Newly-elected Cardinal Gerald Cyprien Lacroix, Archbishop of Quebec, is hugged by Pope Francis after receiving the red three-cornered biretta hat during a consistory inside the St. Peter's Basilica at the Vatican, Saturday, Feb.22, 2014. Pope Francis is putting a personal imprint on the group of men who will choose his successor, tapping like-minded cardinals from some of the world's smallest, most remote and poverty-wracked nations to help him run the Catholic Church. The Associated Press
Quebec’s Catholic Archbishop, Gérald Cyprien Lacroix, is one of 19 newly appointed cardinals honoured at the Vatican Saturday in a ceremony featuring Pope Francis and his predecessor, Benedict.
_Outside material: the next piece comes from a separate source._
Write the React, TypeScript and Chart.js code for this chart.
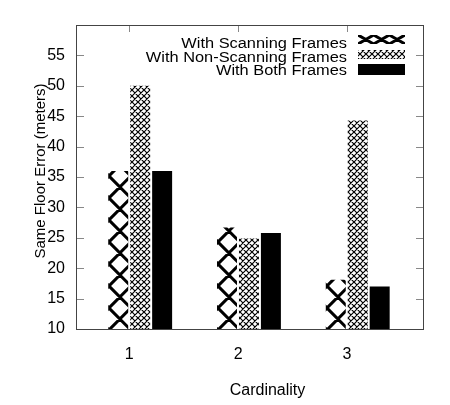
import React, { useEffect, useRef } from 'react';
import { Chart, registerables } from 'chart.js';

Chart.register(...registerables);

// ---- data ----
const categories = ['1', '2', '3'];
const seriesNames = ['With Scanning Frames', 'With Non-Scanning Frames', 'With Both Frames'];
const scanning = [36, 26.7, 18.1];
const nonScanning = [50, 24.9, 44.3];
const both = [36, 25.8, 17];
const yMin = 10;
const yMax = 60;
const yStep = 5;
const xTitle = 'Cardinality';
const yTitle = 'Same Floor Error (meters)';

// ---- style constants ----
const FONT = '"Liberation Sans", Arial, Helvetica, sans-serif';
const GROUP_SHIFT = 0.1;
const FRAME = '#444';
const TICK = '#888';

function makeCrossPattern(w: number, h: number, cellsX: number, cellsY: number, lw: number) {
  const c = document.createElement('canvas');
  c.width = w;
  c.height = h;
  const g = c.getContext('2d')!;
  g.fillStyle = '#fff';
  g.fillRect(0, 0, w, h);
  g.strokeStyle = '#000';
  g.lineWidth = lw;
  g.lineCap = 'butt';
  const cw = w / cellsX;
  const ch = h / cellsY;
  g.beginPath();
  for (let i = -1; i <= cellsX; i++) {
    for (let j = -1; j <= cellsY; j++) {
      const x = i * cw;
      const y = j * ch;
      g.moveTo(x, y);
      g.lineTo(x + cw, y + ch);
      g.moveTo(x + cw, y);
      g.lineTo(x, y + ch);
    }
  }
  g.stroke();
  return g.createPattern(c, 'repeat')!;
}

export default function App() {
  const ref = useRef<HTMLCanvasElement | null>(null);

  useEffect(() => {
    const canvas = ref.current!;
    const bigX = makeCrossPattern(109, 22, 5, 1, 3);
    const fineX = makeCrossPattern(6, 6, 1, 1, 1.2);
    const fills: (string | CanvasPattern)[] = [bigX, fineX, '#000'];
    const seriesValues = [scanning, nonScanning, both];

    const decor = {
      id: 'decor',
      afterDraw(chart: any) {
        const { ctx, chartArea: a, scales } = chart;
        const L = a.left, R = a.right, T = a.top, B = a.bottom;
        ctx.save();
        // inward tick marks
        ctx.strokeStyle = TICK;
        ctx.lineWidth = 1;
        ctx.beginPath();
        scales.y.ticks.forEach((t: any) => {
          if (t.value <= yMin || t.value >= yMax) return;
          const py = Math.round(scales.y.getPixelForValue(t.value)) + 0.5;
          ctx.moveTo(L, py);
          ctx.lineTo(L + 8, py);
          ctx.moveTo(R, py);
          ctx.lineTo(R - 7, py);
        });
        scales.x.ticks.forEach((t: any) => {
          const px = Math.round(scales.x.getPixelForValue(t.value)) + 0.5;
          ctx.moveTo(px, T);
          ctx.lineTo(px, T + 7);
        });
        ctx.stroke();
        // frame
        ctx.strokeStyle = FRAME;
        ctx.strokeRect(Math.round(L) + 0.5, Math.round(T) + 0.5, Math.round(R - L), Math.round(B - T));

        ctx.fillStyle = '#000';
        // y title
        ctx.save();
        ctx.translate(45, 171);
        ctx.rotate(-Math.PI / 2);
        ctx.font = `15px ${FONT}`;
        ctx.textAlign = 'center';
        ctx.textBaseline = 'alphabetic';
        ctx.fillText(yTitle, 0, 0);
        ctx.restore();
        // x title
        ctx.font = `16px ${FONT}`;
        ctx.textAlign = 'center';
        ctx.textBaseline = 'alphabetic';
        ctx.fillText(xTitle, 267.5, 395);

        // legend
        const textRight = 347;
        const baselines = [48, 61.5, 75];
        const boxX = 358, boxW = 47, boxH = 11;
        const boxTops = [35, 50, 64];
        seriesNames.forEach((name, k) => {
          ctx.save();
          ctx.translate(textRight, baselines[k]);
          ctx.scale(1.17, 1);
          ctx.font = `14px ${FONT}`;
          ctx.textAlign = 'right';
          ctx.fillStyle = '#000';
          ctx.fillText(name, 0, 0);
          ctx.restore();
          const by = boxTops[k];
          if (k === 0) {
            ctx.save();
            ctx.beginPath();
            ctx.rect(boxX, by, boxW, boxH - 2);
            ctx.clip();
            ctx.strokeStyle = '#000';
            ctx.lineWidth = 3;
            ctx.beginPath();
            const cw = boxW / 3;
            for (let i = 0; i < 3; i++) {
              const x0 = boxX + i * cw;
              ctx.moveTo(x0, by);
              ctx.lineTo(x0 + cw, by + boxH - 2);
              ctx.moveTo(x0 + cw, by);
              ctx.lineTo(x0, by + boxH - 2);
            }
            ctx.stroke();
            ctx.restore();
          } else {
            ctx.fillStyle = fills[k];
            ctx.fillRect(boxX, by, boxW, k === 1 ? boxH - 2 : boxH);
          }
        });
        ctx.restore();
      },
    };

    const chart = new Chart(canvas, {
      type: 'bar',
      data: {
        datasets: seriesNames.map((name, k) => ({
          label: name,
          data: categories.map((c, i) => ({ x: Number(c) + GROUP_SHIFT, y: seriesValues[k][i] })),
          backgroundColor: fills[k] as any,
          borderWidth: 0,
          categoryPercentage: 0.6055,
          barPercentage: 0.91,
        })),
      },
      options: {
        animation: false,
        responsive: false,
        devicePixelRatio: 1,
        layout: { padding: { left: 0, right: 27, top: 25, bottom: 0 } },
        plugins: { legend: { display: false }, tooltip: { enabled: false } },
        scales: {
          x: {
            type: 'linear',
            offset: false,
            min: 0.51,
            max: 3.7,
            grid: { display: false, drawTicks: false, offset: false },
            border: { display: false },
            ticks: {
              stepSize: 1,
              includeBounds: false,
              padding: 16,
              color: '#000',
              font: { family: FONT, size: 16 },
              callback: (v: any) => (Number.isInteger(v) ? String(v) : ''),
            },
            afterFit: (s: any) => {
              s.height = 76;
            },
          },
          y: {
            type: 'linear',
            min: yMin,
            max: yMax,
            grid: { display: false, drawTicks: false },
            border: { display: false },
            ticks: {
              stepSize: yStep,
              padding: 11,
              color: '#000',
              font: { family: FONT, size: 16 },
              callback: (v: any) => (v >= yMax ? '' : String(v)),
            },
            afterFit: (s: any) => {
              s.width = 76;
            },
          },
        },
      },
      plugins: [decor],
    } as any);

    return () => chart.destroy();
  }, []);

  return (
    <div style={{ position: 'absolute', left: 0, top: 0, width: 450, height: 405, background: '#fff' }}>
      <canvas ref={ref} width={450} height={405} style={{ width: 450, height: 405, display: 'block' }} />
    </div>
  );
}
Francis presided over the ceremony, which took place at St. Peter’s Basilica. Benedict’s surprise appearance was his first at a papal rite since his resignation last year.
Lacroix, who hails from Saint-Hilaire-de-Dorset, was named a cardinal by Francis on January 12.
Saturday's ceremony saw Lacroix receive his three-cornered biretta hat and cardinal's ring of office.
Ordained in 1988, Lacroix was elevated to Archbishop of Quebec in 2011 to replace Marc Ouellet. He also became Primate of Canada at the same time.
As a cardinal, Lacroix, 56, will be able to enter a conclave to elect a pope. Cardinals are the pope’s closest advisors and help make church policy.
Lacroix's appointment brings the number of Canadian cardinals serving the pope to four. The other three are Marc Ouellet, Jean-Claude Turcotte and Thomas Collins.
The other newly installed cardinals hail from countries including Italy, Germany, Britain, Nicaragua, Ivory Coast, Brazil, Argentina, South Korea, Chile, Burkina Faso, the Philippines and Haiti.
The selections indicate the importance Francis attaches to the developing world. Francis is the first Latin American pope and the first non-European pontiff in some 1,300 years.